Plus I would imagine F. Scott Fitzgerald’s estate will probably renew the copyright.

That’s not how it works. There hasn’t been any such thing as copyright renewal for a long time, and even when copyright renewal was a thing, the effect of renewing was to prevent the relevant rights from expiring early, not to extend them beyond the usual statutory limit. With the exception of audio recordings, works published between 1923 and 1976 cap out at the date of publication plus 95 years – and that span is up for The Great Gatsby on January 1st, 2021.

so i could totally put gatsby into my sherlock and dracula story? 
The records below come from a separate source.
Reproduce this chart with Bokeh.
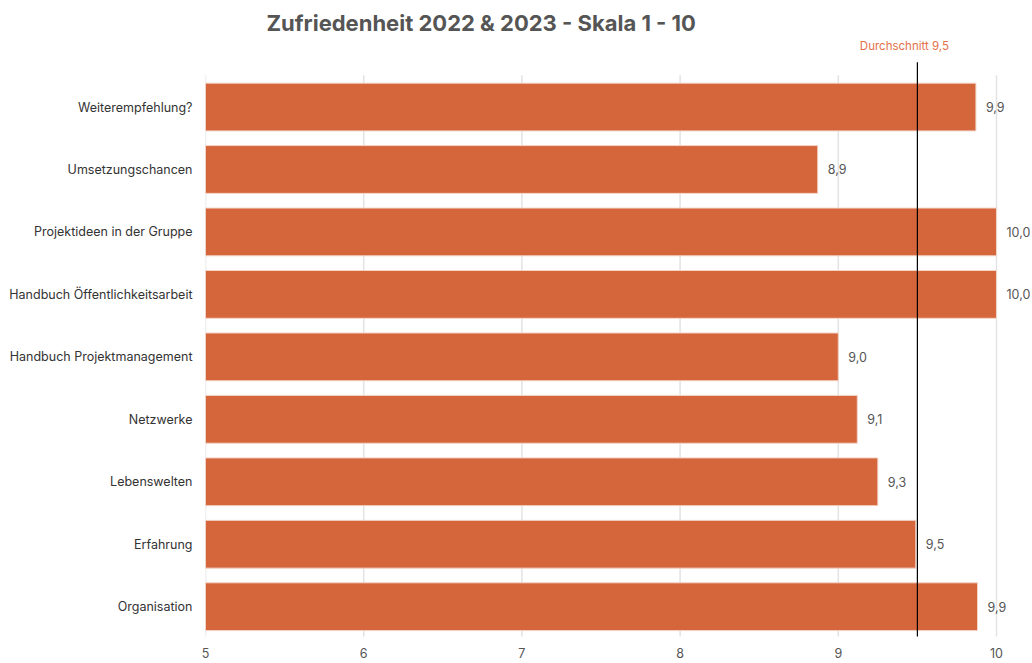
from bokeh.plotting import figure
from bokeh.models import Range1d, FixedTicker, Label, ColumnDataSource
from bokeh.embed import file_html
from bokeh.resources import INLINE
from bokeh.core.properties import value

categories = ["Weiterempfehlung?", "Umsetzungschancen", "Projektideen in der Gruppe",
              "Handbuch Öffentlichkeitsarbeit", "Handbuch Projektmanagement",
              "Netzwerke", "Lebenswelten", "Erfahrung", "Organisation"]
values = [9.87, 8.87, 10.0, 10.0, 9.0, 9.12, 9.25, 9.49, 9.88]
value_labels = ["9,9", "8,9", "10,0", "10,0", "9,0", "9,1", "9,3", "9,5", "9,9"]
x_ticks = [5, 6, 7, 8, 9, 10]
average = 9.5
average_label = "Durchschnitt 9,5"
title = "Zufriedenheit 2022 & 2023 - Skala 1 - 10"

FONT = "Inter"
BAR = "#D5653B"

pos = list(range(len(categories)))
src = ColumnDataSource(dict(y=pos, v=values, lab=value_labels, left=[x_ticks[0]] * len(pos)))

p = figure(width=1030, height=660, output_backend="svg", toolbar_location=None,
           x_range=Range1d(5, 10.215), y_range=Range1d(8.477, -1.097),
           min_border_left=205, min_border_right=0, min_border_top=38, min_border_bottom=0,
           outline_line_color=None, title=title)
p.title.text_font = FONT
p.title.text_font_size = "22px"
p.title.text_font_style = "bold"
p.title.text_color = "#555555"
p.title.align = "left"
p.title.offset = 61
p.title.standoff = 5

p.xgrid.visible = False
p.ygrid.visible = False

# vertical gridlines
p.segment(x0=x_ticks, x1=x_ticks, y0=[-0.51] * len(x_ticks), y1=[8.6] * len(x_ticks),
          line_color="#e3e3e3", line_width=1.5)

p.hbar(y="y", left="left", right="v", height=0.765, source=src,
       fill_color=BAR, line_color="#f3d5c8", line_width=1)

p.text(x="v", y="y", text="lab", source=src, x_offset=10,
       text_baseline="middle", text_align="left", text_font=value(FONT),
       text_font_size="12.5px", text_color="#555555")

# average line
p.segment(x0=[average], x1=[average], y0=[-0.716], y1=[9.0], line_color="black", line_width=1.2)
p.add_layout(Label(x=average, y=-0.97, text=average_label, x_offset=-13,
                   text_align="center", text_baseline="middle", text_font=FONT,
                   text_font_size="11.5px", text_color="#E3704A"))

p.xaxis.ticker = FixedTicker(ticks=x_ticks)
p.xaxis.axis_line_color = None
p.xaxis.major_tick_line_color = None
p.xaxis.minor_tick_line_color = None
p.xaxis.major_label_standoff = 5
p.xaxis.major_label_text_font = FONT
p.xaxis.major_label_text_font_size = "12.5px"
p.xaxis.major_label_text_color = "#555555"

p.yaxis.ticker = FixedTicker(ticks=pos)
p.yaxis.major_label_overrides = {i: c for i, c in zip(pos, categories)}
p.yaxis.axis_line_color = None
p.yaxis.major_tick_line_color = None
p.yaxis.minor_tick_line_color = None
p.yaxis.major_label_standoff = 7
p.yaxis.major_label_text_font = FONT
p.yaxis.major_label_text_font_size = "12.5px"
p.yaxis.major_label_text_color = "#333333"

open("out.html", "w").write(file_html(p, INLINE))
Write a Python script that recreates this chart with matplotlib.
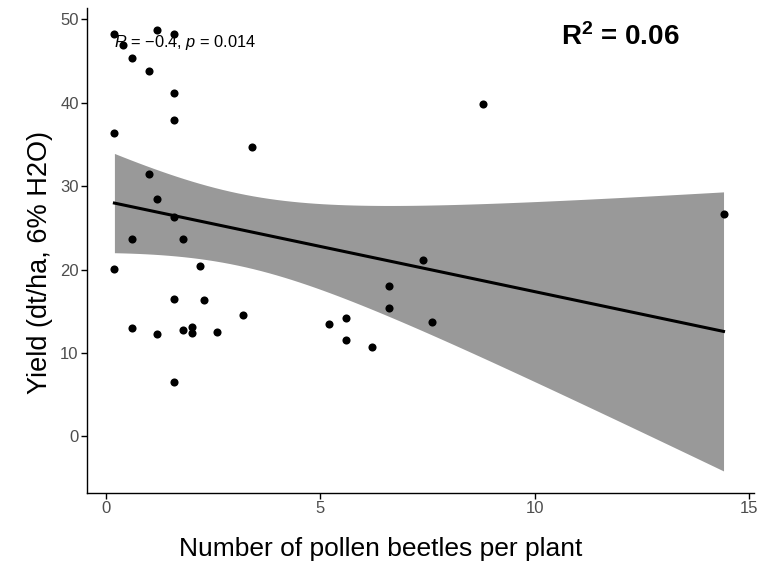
import matplotlib
matplotlib.use('Agg')
from matplotlib import pyplot as plt
import numpy as np

plt.rcParams['font.family'] = ['Liberation Sans', 'DejaVu Sans']
plt.rcParams['mathtext.fontset'] = 'custom'
plt.rcParams['mathtext.rm'] = 'Liberation Sans'
plt.rcParams['mathtext.it'] = 'Liberation Sans:italic'
plt.rcParams['mathtext.bf'] = 'Liberation Sans:bold'

# pollen beetles per plant vs yield
beetles = [0.2, 0.4, 0.6, 1.0, 1.2, 1.6, 1.6, 1.6, 0.2, 3.4,
           1.0, 1.2, 1.6, 0.6, 1.8, 0.2, 2.2, 1.6, 2.3, 3.2,
           0.6, 1.2, 1.8, 2.0, 2.0, 2.6, 1.6, 5.2, 5.6, 5.6,
           6.2, 6.6, 6.6, 7.4, 7.6, 8.8, 14.4]
yields = [48.2, 46.9, 45.4, 43.8, 48.7, 48.2, 41.2, 37.9, 36.3, 34.7,
          31.5, 28.5, 26.3, 23.6, 23.6, 20.1, 20.4, 16.5, 16.3, 14.6,
          13.0, 12.3, 12.7, 13.1, 12.4, 12.5, 6.5, 13.5, 14.2, 11.6,
          10.75, 18.0, 15.4, 21.1, 13.7, 39.8, 26.7]
xticks = [0, 5, 10, 15]
yticks = [0, 10, 20, 30, 40, 50]
cor_label = r'$\it{R}$ = −0.4, $\it{p}$ = 0.014'
r2_label = r'$\mathbf{R^2}$ = 0.06'

x = np.array(beetles)
y = np.array(yields)
n = len(x)

# linear fit with 95% confidence band (like geom_smooth(method='lm'))
slope, icpt = np.polyfit(x, y, 1)
xs = np.linspace(x.min(), x.max(), 80)
fit = icpt + slope * xs
resid = y - (icpt + slope * x)
s = np.sqrt(np.sum(resid ** 2) / (n - 2))
sxx = np.sum((x - x.mean()) ** 2)
se = s * np.sqrt(1.0 / n + (xs - x.mean()) ** 2 / sxx)
t_crit = 2.03
lo = fit - t_crit * se
hi = fit + t_crit * se

fig = plt.figure(figsize=(7.81, 5.64), dpi=100)
ax = fig.add_axes([0.1114, 0.1259, 0.854, 0.86])

ax.fill_between(xs, lo, hi, color='#999999', linewidth=0, zorder=1)
ax.plot(xs, fit, color='black', linewidth=2.2, zorder=2)
ax.scatter(x, y, s=34, color='black', zorder=3, linewidths=0)

ax.text(0.2, 47.2, cor_label, fontsize=11.8, va='center', ha='left', zorder=4)
ax.text(12.0, 47.9, r2_label, fontsize=20, fontweight='bold', va='center', ha='center')

xr = x.max() - x.min()
ax.set_xlim(x.min() - 0.045 * xr, x.max() + 0.05 * xr)
ymin = min(lo.min(), y.min())
ymax = max(hi.max(), y.max())
yr = ymax - ymin
ax.set_ylim(ymin - 0.05 * yr, ymax + 0.05 * yr)

ax.set_xticks(xticks)
ax.set_yticks(yticks)
for sp in ['top', 'right']:
    ax.spines[sp].set_visible(False)
for sp in ['left', 'bottom']:
    ax.spines[sp].set_linewidth(1.0)
ax.tick_params(direction='out', length=4, width=1, labelsize=12, labelcolor='#4D4D4D', pad=2)

ax.set_xlabel('Number of pollen beetles per plant', fontsize=19, va='center')
ax.xaxis.set_label_coords(0.44, -0.115)
ax.set_ylabel('Yield (dt/ha, 6% H2O)', fontsize=19.5, va='center')
ax.yaxis.set_label_coords(-0.07, 0.476)

fig.savefig('out.png', dpi=100)
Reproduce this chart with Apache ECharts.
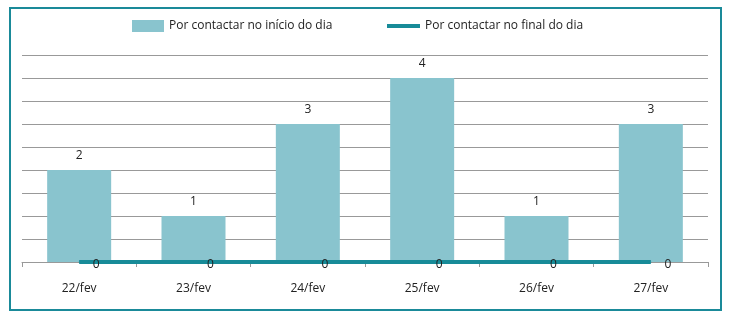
<!DOCTYPE html>
<html>
<head>
<meta charset="utf-8">
<script src="https://cdn.jsdelivr.net/npm/echarts@6/dist/echarts.min.js"></script>
<style>
    body { margin: 0; background: #fff; }
    #frame { position: absolute; left: 9px; top: 7px; width: 709px; height: 300px; border: 2px solid #1a8a99; }
    #chart { position: absolute; left: 0; top: 0; width: 731px; height: 315px; }
</style>
</head>
<body>
<div id="frame"></div>
<div id="chart"></div>
<script>
    var dias = ['22/fev', '23/fev', '24/fev', '25/fev', '26/fev', '27/fev'];
    var inicioDia = [2, 1, 3, 4, 1, 3];
    var finalDia = [0, 0, 0, 0, 0, 0];
    var nomeInicio = 'Por contactar no início do dia';
    var nomeFinal = 'Por contactar no final do dia';

    var chart = echarts.init(document.getElementById('chart'));
    var fonte = '"Open Sans", sans-serif';

    var option = {
        animation: false,
        textStyle: {fontFamily: fonte},
        legend: [{
            data: [nomeInicio],
            left: 127,
            top: 15,
            icon: 'rect',
            itemWidth: 32,
            itemHeight: 12,
            textStyle: {fontSize: 12, color: '#222', fontFamily: fonte}
        }, {
            data: [nomeFinal],
            left: 382,
            top: 15,
            icon: 'rect',
            itemWidth: 33,
            itemHeight: 4,
            textStyle: {fontSize: 12, color: '#222', fontFamily: fonte}
        }],
        grid: {left: 22, right: 23, top: 55, bottom: 53},
        xAxis: {
            type: 'category',
            data: dias,
            axisLine: {lineStyle: {color: '#999', width: 1}},
            axisTick: {show: true, length: 5, lineStyle: {color: '#999'}},
            axisLabel: {color: '#222', fontSize: 12, margin: 21, fontFamily: fonte}
        },
        yAxis: {
            type: 'value',
            min: 0,
            max: 4.5,
            interval: 0.5,
            axisLabel: {show: false},
            axisLine: {show: false},
            axisTick: {show: false},
            splitLine: {lineStyle: {color: '#999', width: 1}}
        },
        series: [{
            name: nomeInicio,
            type: 'bar',
            data: inicioDia,
            barWidth: 64,
            itemStyle: {color: '#89c4ce'},
            label: {show: true, position: 'top', distance: 8, color: '#222', fontSize: 12, fontFamily: fonte}
        }, {
            name: nomeFinal,
            type: 'line',
            data: finalDia,
            symbol: 'circle',
            symbolSize: 1,
            itemStyle: {color: '#178b98'},
            lineStyle: {color: '#178b98', width: 4},
            z: 5,
            label: {show: true, position: 'top', offset: [17, 14], color: '#222', fontSize: 12, fontFamily: fonte}
        }]
    };

    chart.setOption(option);
</script>
</body>
</html>
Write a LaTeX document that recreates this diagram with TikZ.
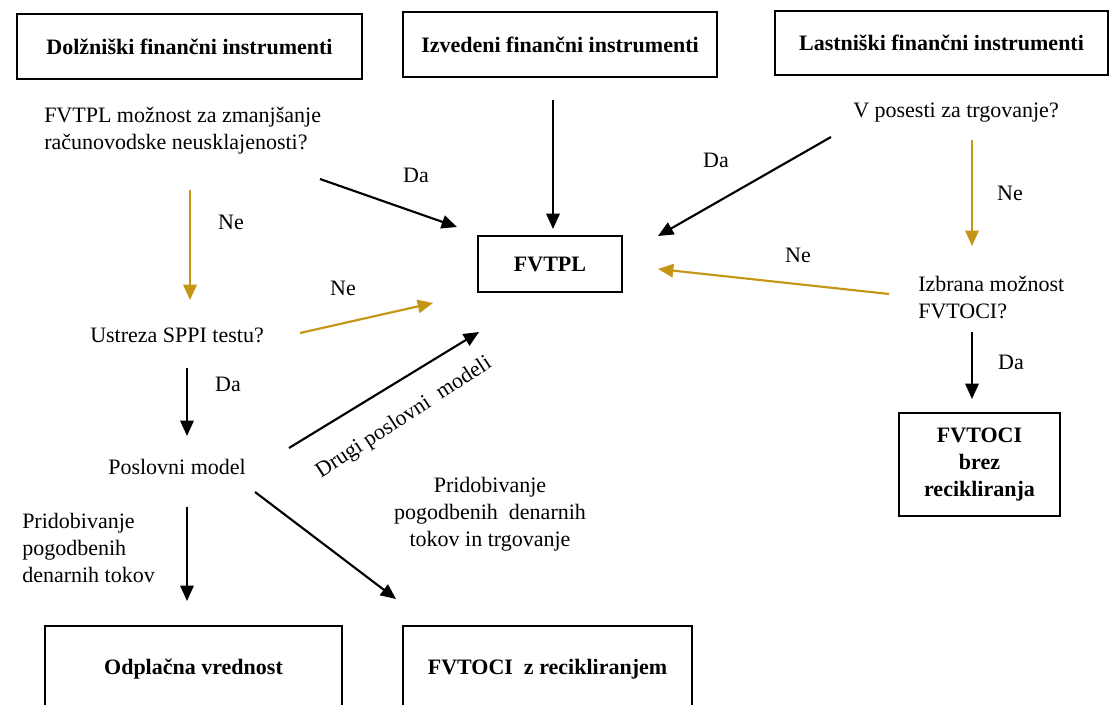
\documentclass[tikz,border=0pt]{standalone}
\usepackage{fontspec}
\setmainfont{Liberation Serif}
\usetikzlibrary{arrows.meta}
\definecolor{gold}{RGB}{197,150,20}
\tikzset{
  box/.style={draw=black, line width=1.1pt, inner sep=0pt, align=center,
    font=\fontsize{16.5pt}{20pt}\selectfont\bfseries},
  txt/.style={inner sep=0pt, anchor=west, align=left,
    font=\fontsize{16.5pt}{20.25pt}\selectfont},
  ctxt/.style={inner sep=0pt, align=center,
    font=\fontsize{16.5pt}{20.25pt}\selectfont},
  blk/.style={draw=black, line width=1.6pt, -{Triangle[length=11.5pt,width=10pt]}},
  gld/.style={draw=gold, line width=1.6pt, -{Triangle[length=11.5pt,width=10pt]}},
}
\begin{document}
\begin{tikzpicture}[x=0.75pt,y=-0.75pt]
\useasboundingbox (0,0) rectangle (1110,705);
\clip (0,0) rectangle (1110,705);
\fill[white] (0,0) rectangle (1110,705);

% boxes
\node[box, minimum width=258.75pt, minimum height=48.75pt] (dolz) at (189.5,46.5) {Dolžniški finančni instrumenti};
\node[box, minimum width=235.5pt, minimum height=48.75pt] (izv) at (560,44.5) {Izvedeni finančni instrumenti};
\node[box, minimum width=249.75pt, minimum height=48pt] (last) at (941.5,43) {Lastniški finančni instrumenti};
\node[box, minimum width=108pt, minimum height=42pt] (fvtpl) at (550,264) {FVTPL};
\node[box, minimum width=120.75pt, minimum height=77.25pt] (brez) at (979.5,464.5) {FVTOCI\\brez\\recikliranja};
\node[box, minimum width=222.75pt, minimum height=64.5pt] (odpl) at (193.5,669) {Odplačna vrednost};
\node[box, minimum width=216.75pt, minimum height=64.5pt] (zrec) at (547.5,669) {FVTOCI\ \ z recikliranjem};

% question texts
\node[txt] (q1) at (44,131) {FVTPL možnost za zmanjšanje\\računovodske neusklajenosti?};
\node[txt] (q2) at (853,113) {V posesti za trgovanje?};
\node[txt] (q3) at (918,298) {Izbrana možnost\\FVTOCI?};
\node[txt] (q4) at (90,335) {Ustreza SPPI testu?};
\node[txt] (q5) at (108,467) {Poslovni model};

% labels
\node[txt] (l1) at (22,548) {Pridobivanje\\pogodbenih\\denarnih tokov};
\node[ctxt] (l2) at (490,514) {Pridobivanje\\pogodbenih\ \ denarnih\\tokov in trgovanje};
\node[ctxt] (da1) at (416,175) {Da};
\node[ctxt] (ne1) at (231,222) {Ne};
\node[ctxt] (ne2) at (343,288) {Ne};
\node[ctxt] (da2) at (716,160) {Da};
\node[ctxt] (ne3) at (1010,193) {Ne};
\node[ctxt] (ne4) at (798,255) {Ne};
\node[ctxt] (da3) at (228,384) {Da};
\node[ctxt] (da4) at (1011,362) {Da};
\node[ctxt, rotate=33] (drugi) at (404,418) {Drugi poslovni\ \ modeli};

% connector end points
\coordinate (a1s) at (320,179);  \coordinate (a1e) at (457,227);
\coordinate (a2s) at (190,190);  \coordinate (a2e) at (190,300);
\coordinate (a3s) at (300,333);  \coordinate (a3e) at (433,303);
\coordinate (a4s) at (553,100);  \coordinate (a4e) at (553,229);
\coordinate (a5s) at (831,137);  \coordinate (a5e) at (658,236);
\coordinate (a6s) at (889,294);  \coordinate (a6e) at (658,269);
\coordinate (a7s) at (972,140);  \coordinate (a7e) at (972,246);
\coordinate (a8s) at (972,332);  \coordinate (a8e) at (972,399);
\coordinate (a9s) at (187,368);  \coordinate (a9e) at (187,436);
\coordinate (a10s) at (289,448); \coordinate (a10e) at (479,332);
\coordinate (a11s) at (187,507); \coordinate (a11e) at (187,601);
\coordinate (a12s) at (255,492); \coordinate (a12e) at (396,599);

\draw[blk] (a1s) -- (a1e);
\draw[gld] (a2s) -- (a2e);
\draw[gld] (a3s) -- (a3e);
\draw[blk] (a4s) -- (a4e);
\draw[blk] (a5s) -- (a5e);
\draw[gld] (a6s) -- (a6e);
\draw[gld] (a7s) -- (a7e);
\draw[blk] (a8s) -- (a8e);
\draw[blk] (a9s) -- (a9e);
\draw[blk] (a10s) -- (a10e);
\draw[blk] (a11s) -- (a11e);
\draw[blk] (a12s) -- (a12e);
\end{tikzpicture}
\end{document}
Yes, though you might have to wait a bit longer if you’re inclined to be picky about your timelines; while the bulk of the Sherlock Holmes canon is unencumbered by copyright, the last few short stories that cover the period of Holmes’ retirement – which is where his lifetime lines up with the events of The Great Gatsby – don’t enter the public domain until 2023.

(Holmes would canonically be 68 years old when the summer of 1922 chronicled in The Great Gatsby goes down, for the curious. How precisely he’d be induced to set aside his beekeeping and take a trip to Long Island at that age, I leave as an exercise for the inventive writer!)

Shit, I still have time to write Nobody’s Little Fool, my Great Gatsby sequel where the publishing of The Great Gatsby leads to Tom Buchanan murdering Daisy, and twenty years later their daughter sets out to write a scathing tell-all that will ruin Nick Carraway for his part in her mother’s murder, set against a backdrop of late-Depression-era Chicago.